In [None]:
import pandas as pd
df = pd.read_parquet("../data/segregated_dataset.parquet")

In [None]:
from sklearn.feature_extraction.text import CountVectorizer
from sklearn.model_selection import train_test_split
from sklearn.naive_bayes import MultinomialNB
from sklearn.metrics import classification_report, confusion_matrix
import joblib

X_train = df["Text"].astype(str)
y_train = df["language"].astype(str)

vectorizer = CountVectorizer(
    analyzer="char",
    ngram_range=(1, 4),
    min_df=1
)

X_train_vec = vectorizer.fit_transform(X_train)

model = MultinomialNB()
model.fit(X_train_vec, y_train)

cleaned_dataset = pd.read_parquet("../data/cleaned_dataset.parquet")

X_test = cleaned_dataset["Text"].astype(str)
y_test = cleaned_dataset["language"].astype(str)

X_test_vec = vectorizer.transform(X_test)

pred = model.predict(X_test_vec)
print(classification_report(y_test, pred))

joblib.dump(model, "lang_nb_model.pkl")
joblib.dump(vectorizer, "lang_vectorizer.pkl")

In [None]:
model = joblib.load("lang_nb_model.pkl")
vectorizer = joblib.load("lang_vectorizer.pkl")

In [None]:
def smooth_predictions(results, strong_threshold=0.6, weak_threshold=0.05):
    raw_preds = []
    for token, lang_probs in results:
        if lang_probs:
            top_lang, top_prob = lang_probs[0]
            raw_preds.append(top_lang)
        else:
            raw_preds.append(None)

    # Second pass
    final_preds = []

    for i, (token, lang_probs) in enumerate(results):
        if lang_probs[0][1] >= strong_threshold:
            final_preds.append(lang_probs[0][0])
            continue

        # neighbor
        neighbor_langs = []

        if i > 0:
            neighbor_langs.append(raw_preds[i-1])
        if i < len(results)-1:
            neighbor_langs.append(raw_preds[i+1])
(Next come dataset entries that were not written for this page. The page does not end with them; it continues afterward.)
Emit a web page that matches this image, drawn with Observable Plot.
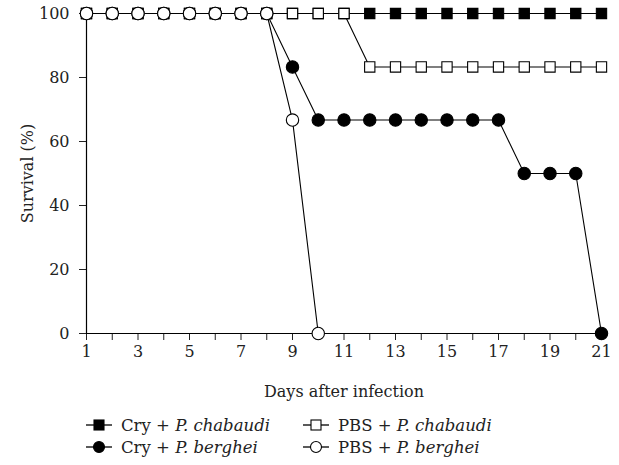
<!DOCTYPE html>
<html>
<head>
<meta charset="utf-8">
<script src="https://cdn.jsdelivr.net/npm/d3@7"></script>
<script src="https://cdn.jsdelivr.net/npm/@observablehq/plot@0.6"></script>
<style>
  body { margin: 0; background: #fff; font-family: "DejaVu Serif", serif; }
  #wrap { position: relative; width: 619px; height: 465px; }
  #chart svg, #chart svg text { font-family: "DejaVu Serif", serif !important; font-size: 15px !important; }
  #chart svg [aria-label$="label"] text, #chart svg text.label { font-size: 16px !important; }
  #chart svg text { fill: #222; }
  .leg { position: absolute; display: flex; align-items: center; font-size: 16.5px; color: #222; white-space: nowrap; }
  .leg svg { margin-right: 9px; }
</style>
</head>
<body>
<div id="wrap">
  <div id="chart"></div>
  <div id="legend"></div>
</div>
<script>
const days = [1,2,3,4,5,6,7,8,9,10,11,12,13,14,15,16,17,18,19,20,21];
const cryChabaudi = [100,100,100,100,100,100,100,100,100,100,100,100,100,100,100,100,100,100,100,100,100];
const pbsChabaudi = [100,100,100,100,100,100,100,100,100,100,100,83.3,83.3,83.3,83.3,83.3,83.3,83.3,83.3,83.3,83.3];
const cryBerghei  = [100,100,100,100,100,100,100,100,83.3,66.7,66.7,66.7,66.7,66.7,66.7,66.7,66.7,50,50,50,0];
const pbsBerghei  = [100,100,100,100,100,100,100,100,66.7,0];
const yTicks = [0,20,40,60,80,100];

const seriesDefs = [
  {name: "Cry + ", species: "P. chabaudi", values: cryChabaudi, symbol: "square", fill: "black"},
  {name: "PBS + ", species: "P. chabaudi", values: pbsChabaudi, symbol: "square", fill: "white"},
  {name: "Cry + ", species: "P. berghei", values: cryBerghei, symbol: "circle", fill: "black"},
  {name: "PBS + ", species: "P. berghei", values: pbsBerghei, symbol: "circle", fill: "white"}
];
const rows = seriesDefs.flatMap((s, i) => s.values.map((v, j) => ({series: i, day: days[j], value: v})));

const marks = [
  Plot.axisY({ticks: yTicks, tickSize: 7, tickPadding: 10, label: null}),
  Plot.axisX({ticks: days, tickSize: 7, tickPadding: 5, tickFormat: d => d % 2 ? String(d) : "", label: null}),
  Plot.axisY({ticks: [], label: "Survival (%)", labelAnchor: "center", labelArrow: "none", labelOffset: 65, ariaLabel: "y-axis label"}),
  Plot.axisX({ticks: [], label: "Days after infection", labelAnchor: "center", labelArrow: "none", labelOffset: 63, ariaLabel: "x-axis label"}),
  Plot.ruleX([1], {y1: 0, y2: 100, stroke: "black", strokeWidth: 1.2}),
  Plot.ruleY([0], {x1: 1, x2: 21, stroke: "black", strokeWidth: 1.2}),
  Plot.line(rows, {x: "day", y: "value", z: "series", stroke: "black", strokeWidth: 1.1})
];
seriesDefs.forEach((s, i) => {
  marks.push(Plot.dot(rows.filter(d => d.series === i), {
    x: "day", y: "value", symbol: s.symbol, r: s.symbol === "square" ? 5.8 : 6.2,
    fill: s.fill, stroke: "black", strokeWidth: 1.1
  }));
});

const chart = Plot.plot({
  width: 619, height: 405,
  marginLeft: 86, marginRight: 18, marginTop: 13, marginBottom: 72,
  style: {fontFamily: "DejaVu Serif, serif", fontSize: "15px", color: "#222", background: "white"},
  x: {domain: [1, 21]},
  y: {domain: [0, 100]},
  marks
});
document.getElementById("chart").appendChild(chart);

// Legend
const legPos = [
  {left: 86, top: 415}, {left: 303, top: 415},
  {left: 86, top: 437}, {left: 303, top: 437}
];
const legend = document.getElementById("legend");
seriesDefs.forEach((s, i) => {
  const div = document.createElement("div");
  div.className = "leg";
  div.style.left = legPos[i].left + "px";
  div.style.top = legPos[i].top + "px";
  const shape = s.symbol === "square"
    ? `<rect x="8" y="5" width="10" height="10" fill="${s.fill}" stroke="black" stroke-width="1.1"/>`
    : `<circle cx="13" cy="10" r="5.5" fill="${s.fill}" stroke="black" stroke-width="1.1"/>`;
  div.innerHTML = `<svg width="26" height="20"><line x1="0" x2="26" y1="10" y2="10" stroke="black" stroke-width="1.3"/>${shape}</svg><span>${s.name}<i>${s.species}</i></span>`;
  legend.appendChild(div);
});
</script>
</body>
</html>
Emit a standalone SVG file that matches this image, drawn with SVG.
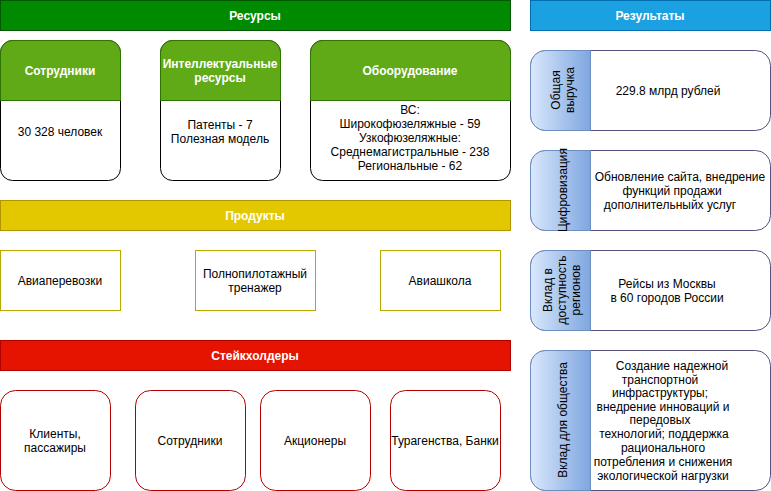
<svg xmlns="http://www.w3.org/2000/svg" width="771" height="491" viewBox="0 0 771 491">
<style>
text{font-family:"Liberation Sans",Arial,sans-serif;font-size:12px;fill:#000;text-anchor:middle;dominant-baseline:central}
.hd{fill:#fff;font-weight:bold}
.card{fill:#fff;stroke:#000;stroke-width:1}
.ghead{fill:#60a917;stroke:#2d7600;stroke-width:1}
.res{fill:#fff;stroke:#56517e;stroke-width:1}
.blue{fill:url(#bg);stroke:#6c8ebf;stroke-width:1}
.prod{fill:#fff;stroke:#b8a900;stroke-width:1}
.stk{fill:#fff;stroke:#b20000;stroke-width:1}
</style>
<defs>
<linearGradient id="bg" x1="0" y1="0" x2="1" y2="0">
<stop offset="0" stop-color="#dae8fc"/>
<stop offset="1" stop-color="#7ea6e0"/>
</linearGradient>
</defs>
<rect width="771" height="491" fill="#fff"/>
<g id="connectors"></g>

<g id="resources-header">
<rect x="0.5" y="0.5" width="510" height="30" fill="#008a00" stroke="#005700"/>
<text class="hd" x="255" y="16">Ресурсы</text>
</g>
<g id="res-employees">
<rect class="card" x="0.5" y="40.5" width="120" height="140" rx="12"/>
<path class="ghead" d="M0.5 100.5 V52.5 A12 12 0 0 1 12.5 40.5 H108.5 A12 12 0 0 1 120.5 52.5 V100.5 Z"/>
<text class="hd" x="60" y="71">Сотрудники</text>
<text x="60" y="132">30 328 человек</text>
</g>
<g id="res-intellectual">
<rect class="card" x="160.5" y="40.5" width="120" height="140" rx="12"/>
<path class="ghead" d="M160.5 100.5 V52.5 A12 12 0 0 1 172.5 40.5 H268.5 A12 12 0 0 1 280.5 52.5 V100.5 Z"/>
<text class="hd" x="220" y="64">Интеллектуальные</text>
<text class="hd" x="220" y="78">ресурсы</text>
<text x="220" y="125">Патенты - 7</text>
<text x="220" y="139">Полезная модель</text>
</g>
<g id="res-equipment">
<rect class="card" x="310.5" y="40.5" width="200" height="140" rx="12"/>
<path class="ghead" d="M310.5 100.5 V52.5 A12 12 0 0 1 322.5 40.5 H498.5 A12 12 0 0 1 510.5 52.5 V100.5 Z"/>
<text class="hd" x="410" y="71">Обоорудование</text>
<text x="410" y="110">ВС:</text>
<text x="410" y="124">Широкофюзеляжные - 59</text>
<text x="410" y="138">Узкофюзеляжные:</text>
<text x="410" y="152">Среднемагистральные - 238</text>
<text x="410" y="166">Региональные - 62</text>
</g>

<g id="products-header">
<rect x="0.5" y="200.5" width="510" height="30" fill="#e3c800" stroke="#b09500"/>
<text class="hd" x="255" y="216">Продукты</text>
</g>
<g id="prod-air">
<rect class="prod" x="0.5" y="250.5" width="120" height="60"/>
<text x="60" y="281">Авиаперевозки</text>
</g>
<g id="prod-sim">
<rect class="prod" x="195.5" y="250.5" width="120" height="60"/>
<text x="255" y="274">Полнопилотажный</text>
<text x="255" y="288">тренажер</text>
</g>
<g id="prod-school">
<rect class="prod" x="380.5" y="250.5" width="120" height="60"/>
<text x="440" y="281">Авиашкола</text>
</g>

<g id="stakeholders-header">
<rect x="0.5" y="340.5" width="510" height="30" fill="#e51400" stroke="#b20000"/>
<text class="hd" x="255" y="356">Стейкхолдеры</text>
</g>
<g id="stk-clients">
<rect class="stk" x="0.5" y="390.5" width="110" height="100" rx="15"/>
<text x="55" y="434">Клиенты,</text>
<text x="55" y="448">пассажиры</text>
</g>
<g id="stk-employees">
<rect class="stk" x="135.5" y="390.5" width="110" height="100" rx="15"/>
<text x="190" y="441">Сотрудники</text>
</g>
<g id="stk-shareholders">
<rect class="stk" x="260.5" y="390.5" width="110" height="100" rx="15"/>
<text x="315" y="441">Акционеры</text>
</g>
<g id="stk-agencies">
<rect class="stk" x="390.5" y="390.5" width="110" height="100" rx="15"/>
<text x="445" y="441">Турагенства, Банки</text>
</g>

<g id="results-header">
<rect x="530.5" y="0.5" width="240" height="30" fill="#1ba1e2" stroke="#006eaf"/>
<text class="hd" x="650" y="16">Результаты</text>
</g>
<g id="result-revenue">
<rect class="res" x="530.5" y="50.5" width="240" height="80" rx="15"/>
<path class="blue" d="M590.5 50.5 H545.5 A15 15 0 0 0 530.5 65.5 V115.5 A15 15 0 0 0 545.5 130.5 H590.5 Z"/>
<text transform="translate(556,90) rotate(-90)">Общая</text>
<text transform="translate(570,90) rotate(-90)">выручка</text>
<text x="668" y="91">229.8 млрд рублей</text>
</g>
<g id="result-digital">
<rect class="res" x="530.5" y="150.5" width="240" height="80" rx="15"/>
<path class="blue" d="M590.5 150.5 H545.5 A15 15 0 0 0 530.5 165.5 V215.5 A15 15 0 0 0 545.5 230.5 H590.5 Z"/>
<text transform="translate(563,190) rotate(-90)">Цифровизация</text>
<text x="680" y="177">Обновление сайта, внедрение</text>
<text x="672" y="191">функций продажи</text>
<text x="670" y="205">дополнительныйх услуг</text>
</g>
<g id="result-regions">
<rect class="res" x="530.5" y="250.5" width="240" height="80" rx="15"/>
<path class="blue" d="M590.5 250.5 H545.5 A15 15 0 0 0 530.5 265.5 V315.5 A15 15 0 0 0 545.5 330.5 H590.5 Z"/>
<text transform="translate(548,290) rotate(-90)">Вклад в</text>
<text transform="translate(562,290) rotate(-90)">доступность</text>
<text transform="translate(576,290) rotate(-90)">регионов</text>
<text x="667" y="284">Рейсы из Москвы</text>
<text x="667" y="298">в 60 городов России</text>
</g>
<g id="result-society">
<rect class="res" x="530.5" y="350.5" width="240" height="140" rx="15"/>
<path class="blue" d="M590.5 350.5 H545.5 A15 15 0 0 0 530.5 365.5 V475.5 A15 15 0 0 0 545.5 490.5 H590.5 Z"/>
<text transform="translate(563,420) rotate(-90)">Вклад для общества</text>
<text x="672" y="366">Создание надежной</text>
<text x="660" y="380">транспортной</text>
<text x="660" y="393">инфраструктуры;</text>
<text x="663" y="407">внедрение инноваций и</text>
<text x="660" y="420">передовых</text>
<text x="664" y="434">технологий; поддержка</text>
<text x="663" y="448">рационального</text>
<text x="663" y="462">потребления и снижения</text>
<text x="663" y="476">экологической нагрузки</text>
</g>
</svg>
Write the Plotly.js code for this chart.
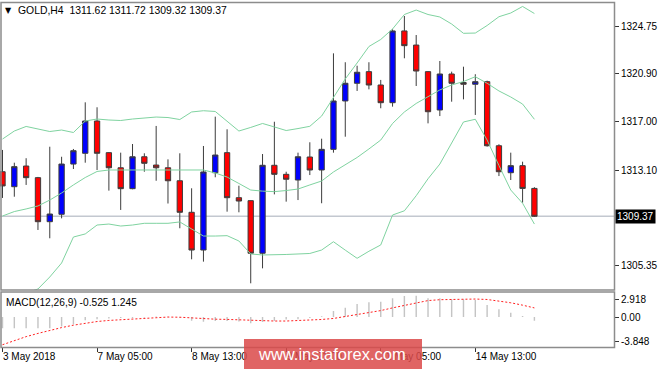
<!DOCTYPE html>
<html><head><meta charset="utf-8">
<script src="https://cdn.plot.ly/plotly-3.0.1.min.js"></script>
<style>html,body{margin:0;padding:0;background:#fff;}#chart{width:665px;height:369px;}</style>
</head><body><div id="chart"></div>
<script>
// ---------- DATA ----------
const symbol = 'GOLD,H4';
const bars = [0,1,2,3,4,5,6,7,8,9,10,11,12,13,14,15,16,17,18,19,20,21,22,23,24,25,26,27,28,29,30,31,32,33,34,35,36,37,38,39,40,41,42,43,44,45];
const openP  = [1312.97,1311.76,1313.43,1312.49,1308.93,1309.53,1313.59,1314.46,1317.07,1314.51,1313.29,1311.60,1314.18,1313.51,1313.29,1312.24,1309.69,1306.64,1312.89,1314.51,1310.87,1310.63,1306.38,1313.49,1312.76,1312.30,1314.16,1313.11,1314.78,1318.69,1320.12,1321.06,1319.98,1318.55,1324.35,1323.21,1321.06,1317.96,1320.87,1320.18,1320.04,1320.25,1315.07,1312.89,1313.46,1311.62];
const highP  = [1314.73,1313.70,1314.06,1312.55,1314.99,1314.18,1314.81,1318.58,1318.18,1314.55,1314.51,1315.21,1314.46,1316.67,1313.97,1314.46,1311.63,1315.05,1317.42,1316.40,1311.84,1310.65,1314.40,1317.01,1312.97,1314.51,1315.35,1315.64,1322.54,1321.82,1321.54,1321.82,1320.39,1324.48,1325.56,1324.02,1321.10,1321.92,1321.06,1321.46,1320.85,1320.33,1315.19,1314.51,1313.78,1311.72];
const lowP   = [1310.85,1310.95,1311.90,1308.26,1307.59,1309.20,1313.19,1313.70,1313.11,1311.44,1309.88,1311.55,1312.97,1312.24,1310.40,1308.40,1305.89,1305.70,1312.52,1309.74,1309.69,1303.95,1305.16,1311.14,1310.55,1310.68,1312.70,1310.42,1314.51,1315.80,1319.50,1319.63,1318.10,1318.23,1322.14,1319.90,1316.88,1317.47,1318.63,1318.82,1317.56,1315.00,1312.62,1312.30,1310.47,1309.32];
const closeP = [1311.82,1313.38,1312.49,1308.93,1309.55,1313.59,1314.67,1317.07,1314.46,1313.29,1311.60,1314.18,1313.65,1313.29,1312.24,1309.69,1306.64,1312.95,1314.32,1310.87,1310.60,1306.38,1313.49,1312.76,1312.36,1314.18,1313.11,1314.78,1318.69,1320.12,1321.01,1319.98,1318.55,1324.35,1323.16,1321.11,1317.82,1320.87,1320.12,1320.04,1320.25,1315.07,1312.97,1313.46,1311.62,1309.37];
const bbUpper  = [1315.61,1316.26,1316.63,1316.42,1316.22,1316.34,1316.14,1317.07,1317.23,1317.15,1317.11,1317.23,1317.31,1317.39,1317.35,1317.19,1317.80,1317.90,1317.84,1317.07,1316.26,1316.55,1316.87,1316.59,1316.30,1316.46,1316.64,1317.47,1318.93,1320.47,1321.76,1323.09,1323.66,1324.51,1325.68,1326.04,1325.68,1325.48,1324.91,1324.16,1324.18,1324.79,1325.50,1325.80,1326.33,1325.76];
const bbMiddle = [1309.39,1309.75,1309.96,1310.20,1310.68,1311.25,1311.90,1312.50,1312.99,1313.11,1313.11,1313.11,1313.11,1313.11,1313.15,1313.11,1313.11,1313.11,1312.87,1312.54,1312.02,1311.49,1311.40,1311.36,1311.45,1311.57,1311.90,1312.22,1312.95,1313.51,1314.12,1314.81,1315.53,1316.87,1317.80,1318.49,1319.01,1319.58,1319.98,1320.26,1320.65,1320.12,1319.50,1319.01,1318.44,1317.21];
const bbLower  = [1302.60,1302.92,1303.17,1303.49,1304.46,1305.59,1307.69,1307.94,1308.66,1308.74,1308.58,1308.66,1308.80,1308.80,1308.80,1308.91,1308.37,1307.77,1307.77,1307.80,1307.37,1306.32,1306.24,1306.24,1306.28,1306.32,1306.36,1306.64,1307.31,1306.63,1305.97,1306.54,1307.05,1309.47,1309.81,1311.03,1312.40,1313.59,1315.29,1316.99,1317.21,1315.53,1313.47,1311.49,1310.42,1308.74];
const macdMain   = [-1.55,-1.55,-1.55,-1.55,-1.55,-1.30,-1.00,-0.45,-0.30,-0.20,-0.15,-0.12,-0.08,0.08,0.05,-0.10,-0.50,-0.65,-0.55,-0.55,-0.60,-0.85,-0.70,-0.55,-0.35,-0.30,-0.15,0.10,0.82,1.28,1.78,2.01,2.10,2.56,2.88,2.918,2.56,2.56,2.42,2.42,2.33,1.64,1.05,0.59,0.14,-0.525];
const macdSignal = [-3.80,-3.20,-2.69,-2.25,-1.80,-1.45,-1.12,-0.85,-0.62,-0.47,-0.38,-0.28,-0.20,-0.08,-0.01,-0.03,-0.14,-0.24,-0.30,-0.33,-0.40,-0.47,-0.52,-0.55,-0.55,-0.51,-0.44,-0.34,-0.20,0.05,0.35,0.62,0.88,1.25,1.60,1.93,2.25,2.37,2.43,2.46,2.46,2.40,2.22,1.95,1.62,1.245];
const timeTickBars   = [0,8,16,24,32,40];
const timeTickLabels = ['3 May 2018','7 May 05:00','8 May 13:00','9 May 21:00','11 May 05:00','14 May 13:00'];
const priceTicks = [1324.75,1320.90,1317.00,1313.10,1305.35];
const macdTickVals = [2.466,0,-3.42];
const macdTickText = ['2.918','0.00','-3.848'];
const watermark = 'www.instaforex.com';

// ---------- LAYOUT HELPERS (pixel positions) ----------
const W = 665, H = 369, ML = 0, MR = 51, MT = 2, MB = 22;
const PW = W - ML - MR, PH = H - MT - MB;
const px = x => (x - ML) / PW;
const py = y => (H - MB - y) / PH;
const FONT = 'Liberation Sans, Arial, sans-serif';
const last = bars.length - 1;

const traces = [
  {type:'scatter', mode:'lines', x:bars, y:bbUpper, xaxis:'x', yaxis:'y', line:{color:'#7fd3a0', width:1}, hoverinfo:'skip'},
  {type:'scatter', mode:'lines', x:bars, y:bbMiddle, xaxis:'x', yaxis:'y', line:{color:'#7fd3a0', width:1}, hoverinfo:'skip'},
  {type:'scatter', mode:'lines', x:bars, y:bbLower, xaxis:'x', yaxis:'y', line:{color:'#7fd3a0', width:1}, hoverinfo:'skip'},
  {type:'candlestick', x:bars, open:openP, high:highP, low:lowP, close:closeP, xaxis:'x', yaxis:'y',
   increasing:{fillcolor:'#0000ff', line:{color:'#3c3c3c', width:1}},
   decreasing:{fillcolor:'#ff0000', line:{color:'#3c3c3c', width:1}},
   whiskerwidth:0, hoverinfo:'skip'},
  {type:'bar', x:bars, y:macdMain, xaxis:'x', yaxis:'y2', width:0.12, marker:{color:'#c4c4c4', line:{width:0}}, hoverinfo:'skip'},
  {type:'scatter', mode:'lines', x:bars, y:macdSignal, xaxis:'x', yaxis:'y2', line:{color:'#ff2020', width:1, dash:'2px,2px'}, hoverinfo:'skip'}
];

const layout = {
  width:W, height:H, margin:{l:ML, r:MR, t:MT, b:MB, pad:0},
  paper_bgcolor:'#ffffff', plot_bgcolor:'#ffffff', showlegend:false,
  boxgap:0.36,
  font:{family:FONT, size:10, color:'#000'},
  xaxis:{domain:[0,1], anchor:'y2', range:[(0-2.5)/11.82, (PW-2.5)/11.82], type:'linear',
    tickvals:timeTickBars, ticktext:timeTickLabels, ticks:'outside', ticklen:4, tickcolor:'#333', tickwidth:1,
    ticklabelposition:'outside right', tickfont:{family:FONT, size:10, color:'#000'},
    showgrid:false, zeroline:false, showline:false, rangeslider:{visible:false}, fixedrange:true},
  yaxis:{domain:[py(290),1], anchor:'x', side:'right', range:[1324.75-(290-26)*0.080841, 1324.75+(26-2)*0.080841],
    tickvals:priceTicks, ticktext:priceTicks.map(v=>v.toFixed(2)), ticks:'outside', ticklen:4, tickcolor:'#333',
    tickfont:{family:FONT, size:10, color:'#000'}, showgrid:false, zeroline:false, showline:false, fixedrange:true},
  yaxis2:{domain:[0,py(292.5)], anchor:'x', side:'right', range:[-(347-317)/7.3, (317-292.5)/7.3],
    tickvals:macdTickVals, ticktext:macdTickText, ticks:'outside', ticklen:4, tickcolor:'#333',
    tickfont:{family:FONT, size:10, color:'#000'}, showgrid:false, zeroline:false, showline:false, fixedrange:true},
  shapes:[
    {type:'line', xref:'paper', x0:0, x1:1, yref:'y', y0:closeP[last], y1:closeP[last], line:{color:'#c3c8d0', width:1.5}, layer:'below'},
    {type:'rect', xref:'paper', yref:'paper', x0:px(1), x1:px(614.5), y0:py(290), y1:py(2.5), line:{color:'#8c8c8c', width:1.5}, fillcolor:'rgba(0,0,0,0)'},
    {type:'rect', xref:'paper', yref:'paper', x0:px(1), x1:px(614.5), y0:py(347.5), y1:py(292), line:{color:'#8c8c8c', width:1.5}, fillcolor:'rgba(0,0,0,0)'},
    {type:'rect', xref:'paper', yref:'paper', x0:px(244), x1:px(422), y0:py(369), y1:py(339), line:{width:0}, fillcolor:'rgba(219,73,73,0.85)', layer:'above'}
  ],
  annotations:[
    {xref:'paper', yref:'paper', x:px(8), y:py(11), xanchor:'center', yanchor:'middle', text:'▼', showarrow:false, font:{family:'DejaVu Sans', size:8, color:'#000'}},
    {xref:'paper', yref:'paper', x:px(16), y:py(11), xanchor:'left', yanchor:'middle', showarrow:false,
     text: symbol + '\u00a0\u00a0' + [openP[last],highP[last],lowP[last],closeP[last]].map(v=>v.toFixed(2)).join(' '),
     font:{family:FONT, size:10.4, color:'#000'}},
    {xref:'paper', yref:'paper', x:px(4), y:py(302.5), xanchor:'left', yanchor:'middle', showarrow:false,
     text:'MACD(12,26,9) ' + macdMain[last].toFixed(3) + ' ' + macdSignal[last].toFixed(3),
     font:{family:FONT, size:10.2, color:'#000'}},
    {xref:'paper', yref:'y', x:1, y:closeP[last], xanchor:'left', yanchor:'middle', xshift:1, showarrow:false,
     text:closeP[last].toFixed(2), bgcolor:'#000000', borderpad:1, font:{family:FONT, size:10, color:'#ffffff'}},
    {xref:'paper', yref:'paper', x:px(332), y:py(354), xanchor:'center', yanchor:'middle', showarrow:false,
     text:watermark, font:{family:FONT, size:16.5, color:'#ffffff'}}
  ]
};

Plotly.newPlot('chart', traces, layout, {staticPlot:true, displayModeBar:false});
</script></body></html>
        neighbor_langs = [x for x in neighbor_langs if x is not None]

        resolved = None

        for nlang in neighbor_langs:
            for lang, prob in lang_probs:
                if lang == nlang and prob >= weak_threshold:
                    resolved = lang
                    break
            if resolved:
                break

        if resolved:
            final_preds.append(resolved)
        else:
            final_preds.append(lang_probs[0][0])

    return list(zip([t for t,_ in results], final_preds))


In [None]:
def detect_words(text, threshold=0.10):
    words = text.split()

    X = vectorizer.transform(words)
    probs = model.predict_proba(X)
    classes = model.classes_

    results = []

    for i, word in enumerate(words):
        word_probs = []
        for lang, p in zip(classes, probs[i]):
            if p >= threshold:
                word_probs.append((lang, float(p)))

        word_probs.sort(key=lambda x: x[1], reverse=True)
        results.append((word, word_probs))

    return results

In [None]:
def detect_with_smoothing(text):
    results = detect_words(text)
    smoothed = smooth_predictions(results)
    return smoothed

In [None]:
text = "i eat にちは sapi"
smoothed = detect_with_smoothing(text)

for token, lang in smoothed:
    print(f"{token:10} → {lang}")